Boston Public Library has made public its digitization contract with the Open Content Alliance.
Some of the most interesting provisions include the intent of the Internet Archive to provide perpetual free and open access to the works, the digitization cost arrangements (BPL pays for transport and provides bibliographic metadata, the Internet Archive pays for digitization-related costs), the specification of file formats (e.g., JPEG 2000, color PDF, and various XML files), the provision of digital copies to BPL (copies are available immediately after digitization for BPL to download via FTP or HTTP within 3 months), and use of copies (any use by either party as long as provenance metadata and/or bookplate data is not removed).
The Yale University Library and Microsoft will work together to digitize 100,000 English-language out-of-copyright books, which will be made available via Microsoft’s Live Search Books.

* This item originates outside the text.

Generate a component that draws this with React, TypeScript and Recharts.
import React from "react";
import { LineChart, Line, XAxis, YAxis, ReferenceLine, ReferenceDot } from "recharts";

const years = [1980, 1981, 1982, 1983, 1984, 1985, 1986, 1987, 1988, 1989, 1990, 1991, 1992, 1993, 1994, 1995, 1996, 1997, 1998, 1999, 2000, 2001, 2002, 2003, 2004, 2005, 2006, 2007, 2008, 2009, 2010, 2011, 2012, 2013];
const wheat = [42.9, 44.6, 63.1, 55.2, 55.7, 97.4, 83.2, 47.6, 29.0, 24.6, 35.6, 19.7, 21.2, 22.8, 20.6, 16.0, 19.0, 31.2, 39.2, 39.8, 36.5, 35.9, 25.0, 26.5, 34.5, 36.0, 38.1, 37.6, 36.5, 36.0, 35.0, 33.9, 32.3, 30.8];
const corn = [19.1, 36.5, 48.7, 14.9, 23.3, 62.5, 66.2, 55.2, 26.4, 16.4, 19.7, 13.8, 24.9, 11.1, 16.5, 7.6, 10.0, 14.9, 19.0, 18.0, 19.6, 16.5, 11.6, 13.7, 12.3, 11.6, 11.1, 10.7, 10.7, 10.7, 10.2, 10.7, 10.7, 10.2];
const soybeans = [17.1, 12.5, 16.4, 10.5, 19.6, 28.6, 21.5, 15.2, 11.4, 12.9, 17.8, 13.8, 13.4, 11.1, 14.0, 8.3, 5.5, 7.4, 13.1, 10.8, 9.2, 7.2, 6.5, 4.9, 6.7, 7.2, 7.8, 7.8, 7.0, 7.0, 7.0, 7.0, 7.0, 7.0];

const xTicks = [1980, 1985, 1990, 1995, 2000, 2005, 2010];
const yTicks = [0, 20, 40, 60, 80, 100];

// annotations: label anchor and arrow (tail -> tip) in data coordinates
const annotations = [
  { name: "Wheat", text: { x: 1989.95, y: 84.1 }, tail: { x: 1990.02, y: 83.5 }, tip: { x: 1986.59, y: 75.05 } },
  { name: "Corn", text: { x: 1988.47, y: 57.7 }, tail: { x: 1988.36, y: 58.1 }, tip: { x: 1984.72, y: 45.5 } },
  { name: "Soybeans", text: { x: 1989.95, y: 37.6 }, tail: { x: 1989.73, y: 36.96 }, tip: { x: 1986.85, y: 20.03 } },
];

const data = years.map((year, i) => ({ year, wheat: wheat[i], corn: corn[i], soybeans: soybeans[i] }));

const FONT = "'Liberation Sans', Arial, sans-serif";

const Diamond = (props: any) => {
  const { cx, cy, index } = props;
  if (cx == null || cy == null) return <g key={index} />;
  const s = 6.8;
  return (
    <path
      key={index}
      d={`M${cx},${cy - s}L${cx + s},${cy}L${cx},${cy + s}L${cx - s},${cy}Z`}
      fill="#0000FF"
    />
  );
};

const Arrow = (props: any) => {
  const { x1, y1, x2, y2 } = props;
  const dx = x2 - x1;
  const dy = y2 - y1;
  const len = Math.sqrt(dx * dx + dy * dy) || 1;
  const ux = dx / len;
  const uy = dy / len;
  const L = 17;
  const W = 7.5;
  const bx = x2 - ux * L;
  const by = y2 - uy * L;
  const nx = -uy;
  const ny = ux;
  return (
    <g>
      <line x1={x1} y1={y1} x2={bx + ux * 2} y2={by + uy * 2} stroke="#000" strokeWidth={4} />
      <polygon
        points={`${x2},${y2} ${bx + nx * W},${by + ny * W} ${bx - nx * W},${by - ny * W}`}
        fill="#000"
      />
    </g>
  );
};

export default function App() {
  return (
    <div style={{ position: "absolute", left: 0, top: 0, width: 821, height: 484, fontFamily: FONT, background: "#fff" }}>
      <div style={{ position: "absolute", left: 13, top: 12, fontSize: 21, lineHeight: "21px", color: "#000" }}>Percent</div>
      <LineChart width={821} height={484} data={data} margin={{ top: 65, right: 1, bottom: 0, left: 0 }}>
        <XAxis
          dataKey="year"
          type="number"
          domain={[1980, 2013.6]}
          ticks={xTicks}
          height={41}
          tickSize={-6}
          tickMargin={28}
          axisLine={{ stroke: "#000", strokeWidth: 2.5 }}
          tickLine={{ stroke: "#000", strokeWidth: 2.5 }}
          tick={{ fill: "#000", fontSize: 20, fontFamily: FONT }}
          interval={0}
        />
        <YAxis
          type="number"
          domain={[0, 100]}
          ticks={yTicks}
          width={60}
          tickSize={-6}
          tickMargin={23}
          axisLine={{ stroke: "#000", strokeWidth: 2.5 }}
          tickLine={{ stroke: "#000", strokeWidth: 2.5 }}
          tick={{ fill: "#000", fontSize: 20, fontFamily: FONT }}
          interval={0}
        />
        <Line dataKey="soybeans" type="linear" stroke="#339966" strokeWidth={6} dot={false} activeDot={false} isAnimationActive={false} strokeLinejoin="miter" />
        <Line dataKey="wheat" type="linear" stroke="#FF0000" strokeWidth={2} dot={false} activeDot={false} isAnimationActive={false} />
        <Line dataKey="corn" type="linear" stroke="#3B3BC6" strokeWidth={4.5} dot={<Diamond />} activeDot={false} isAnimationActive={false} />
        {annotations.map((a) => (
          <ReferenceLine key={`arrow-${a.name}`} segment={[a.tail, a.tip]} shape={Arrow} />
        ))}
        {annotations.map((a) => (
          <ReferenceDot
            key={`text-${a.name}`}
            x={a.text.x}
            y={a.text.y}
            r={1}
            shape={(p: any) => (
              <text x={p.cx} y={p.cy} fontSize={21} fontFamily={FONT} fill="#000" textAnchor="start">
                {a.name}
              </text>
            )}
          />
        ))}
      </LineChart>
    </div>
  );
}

Here’s an excerpt from the press release:
The Library and Microsoft have selected Kirtas Technologies to carry out the process based on their proven excellence and state-of-the art equipment. The Library has successfully worked with Kirtas previously, and the company will establish a digitization center in the New Haven area. . . .
The project will maintain rigorous standards established by the Yale Library and Microsoft for the quality and usability of the digital content, and for the safe and careful handling of the physical books. Yale and Microsoft will work together to identify which of the approximately 13 million volumes held by Yale’s 22 libraries will be digitized. Books selected for digitization will remain available for use by students and researchers in their physical form. Digital copies of the books will also be preserved by the Yale Library for use in future academic initiatives and in collaborative scholarly ventures.